We expect anyone who contributes to AdaCore GitHub to follow the AdaCore Code of Conduct.

Contributing to AdaCore Repositories - Frequently Asked Questions

I want to contribute a patch. What do I need to do?

The first time you want to contribute a patch on the AdaCore GitHub, we ask you to electronically approve our Individual Contributor Licence Agreement. CLA assistant will send you a link on your GitHub pull request to do so.

If you’re employed by a company as an employee, an intern or any similar status or if you’re working for hire for someone, you’ll also need a representative of your employer to sign a Corporation Contributor Licence Agreement and send it by e-mail to [email protected].

Once this is done, you won’t need to take any further action: our Contributor Licence Agreements will cover all your subsequent contributions and you’ll be done with paperwork!

Why do we need to bother with all of this?

In most countries, copyright law protects original works of authorship from unlawful copying and exploitation. In other words, the author of such a work, i.e. the developer of an original piece of software, is the only person who can allow others to do certain things (such as making it available to others, copying or modifying it, etc) with the software they created. In some countries, patent law gives the inventor or discoverer of any new and useful process or machine a similar legal monopoly.

Our Contributor License Agreements are there to allow us to accept your contribution without taking undue legal risks, either in the context of GitHub or our business.

How will my contribution be credited?

We know firsthand how important it is, in the digital age, for developers to be acknowledged and recognized in public for their technical works. Whenever you contribute to a github project, your login appears on the project’s contributors list (see an example for GtkAda), a standard feature in GitHub, from which it is possible to see all your patches. The contributor list features the biggest contributors first, so you know what to do if you want to be one top!

Will my name be in mentioned in file headers?

The short answer is “No”. The long answer follows.

It’s customary in the software development community to have a copyright notice in source file headers that looks like Copyright © Foobar, 2017, though these notices have far less legal significance now that the United States has ratified the Bern convention.

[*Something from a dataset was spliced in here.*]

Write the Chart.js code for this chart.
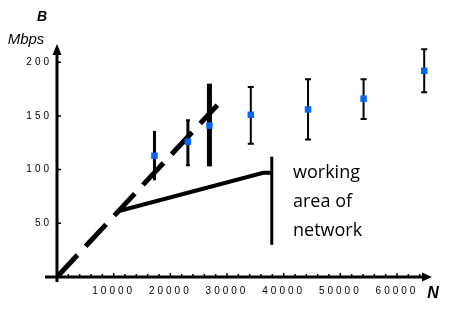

In addition, they are a nightmare to maintain: not only does the list of contributors keeps expanding over the time, but deciding whose copyright should be mentioned is a complex legal call.

For these reasons, as long as there are no other contributors, the source file headers in our Github repository look like this:

Copyright © AdaCore, YYYY(-XXXX)

When you commit your contribution, you can change at your option the copyright notice to the following (where <PROJECT_NAME> is to be replaced by the appropriate GitHub project name):

Copyright © AdaCore and other contributors, YYYY(-XXXX)
See https://github.com/AdaCore/<PROJECT_NAME>/graphs/contributors for more information

What licenses do you use?

Our policy is to only use licenses for our projects which either meet the definition of Free Software of the Free Software Foundation or the Open Source Definition of the Open Source initiative. In addition, for libraries we choose permissive licenses, i.e. licenses which allow to the licensee to combine and redistribute the covered software in binary form under terms of their choice.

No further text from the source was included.